The biggest film-related event here in the Netherlands is the International Film Festival Rotterdam, held annually in the port city. Hundreds of films from different genres, by known and unknown filmmakers, are shown. One of the films that immediately got my interest this year was Ace Attorney, which had its world premiere at the festival. I managed to attend a screening and I’m very glad I did.
Ace Attorney (original title: Gyakuten Saiban) is the Japanese film adaptation of the immensely popular Phoenix Wright games by Capcom. Since the release of the first game of the series in Japan in 2001, Phoenix Wright has amassed a huge following both in Japan and abroad, with seven games released, a manga adaptation and a musical. It’s safe to say the film has a lot to live up to. Full disclosure: I never played the games, so I went in just hoping for an entertaining movie. A dedicated fan may have different expectations.
I was a bit surprised to learn that the director of the movie was Takashi Miike, known for darker movies like Audition and Ichi the Killer. A lighthearted and comic-y film like this seems an odd pick for Miike, but if there’s anyone that can turn this franchise into a great movie, it’s a veteran Japanese director like him.
Minor Spoilers ahead!
The film is set in the near future where, to cope with increasing crime numbers, Japan has introduced a new legal system in which a verdict is passed after a three-day bench trial. In this short period of time, the defense effectively has to prove the innocence of the accused while fending off attacks from an aggressive prosecutor. In both the game and the film, the protagonist does this by investigating the crime, presenting evidence and examining witnesses. This is presented in a way that resembles arcade fighting games, with the courtroom being the ring.
The story starts with the murder of Phoenix Wright’s mentor Mia Fey and the ensuing trial. As the story progresses and Phoenix digs deeper, a fifteen-year-old conspiracy is revealed. Phoenix ends up facing off against legendary prosecutor Manfred Von Karma (yes, the names are marvelous) as the defense attorney for his old friend and rival Miles Edgeworth.

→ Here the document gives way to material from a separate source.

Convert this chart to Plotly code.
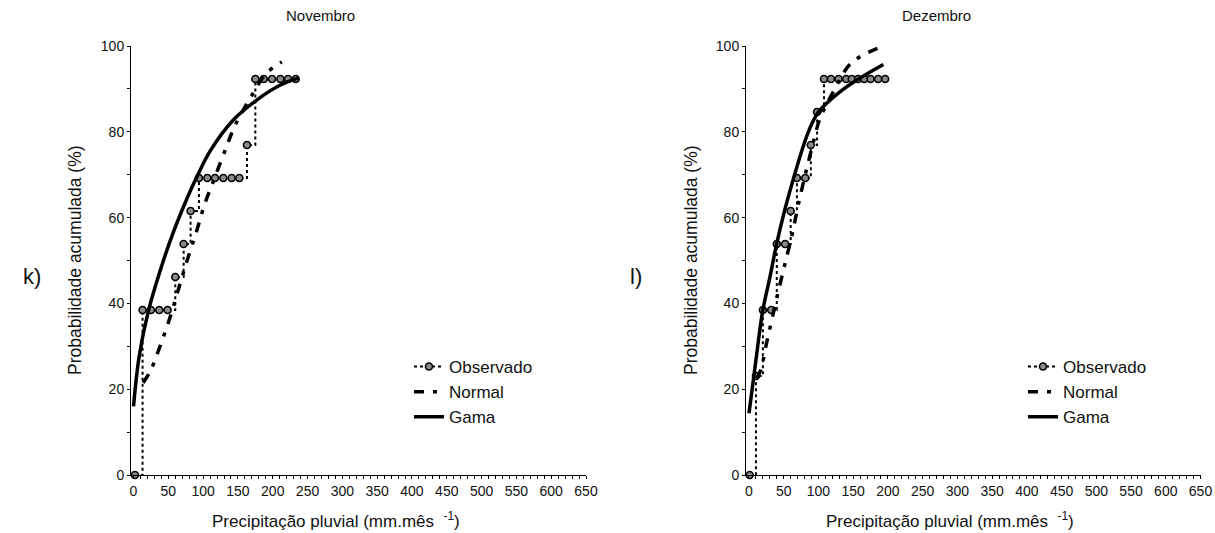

What I liked most about this movie is how ridiculous it is. The over-the-top settings, the crazy hairdos and the melodramatic acting, it all makes for a hilarious combination. The future setting allows for some very cool sci-fi elements. Evidence is presented using big hologram projectors and the prosecution and defense aggressively hurl their screens at each other. Besides the sci-fi, there are some fantasy elements as well; characters communicate through spirit mediums to help Phoenix during the trials. As the film progresses, it just gets weirder and weirder, all in a good way.
In a lot of ways, this film reminded me of Starship Troopers, although Ace Attorney obviously isn’t as action packed. They have similar futuristic settings, very over-the-top stereotypical characters, and underneath all of that, a layer of social commentary. Starship Troopers, using Nazi uniforms and propaganda reels, conveyed a message about the effects war can have on a society. Ace Attorney, with its radical three-day trials, seems to use a similar technique to satirize the inquisitorial nature of the Japanese legal system.
With a run time of 135 minutes, the film did feel a bit long, and not being familiar with the cases from the game, I found it a little hard to follow as the plot got more complicated. I didn’t really worry myself with that though, and just enjoyed the ride. With all the crazy fun the movie throws at you, it never gets boring. I give it 3 out of 5 Nerdskulls. Ace Attorney opens in Japan on the 11th of February. There are no international release dates yet, but Takashi Miike has announced that the film will see an international release with localized dubbing and subtitles. Keep an eye out for it and go see Ace Attorney when it’s released in your region!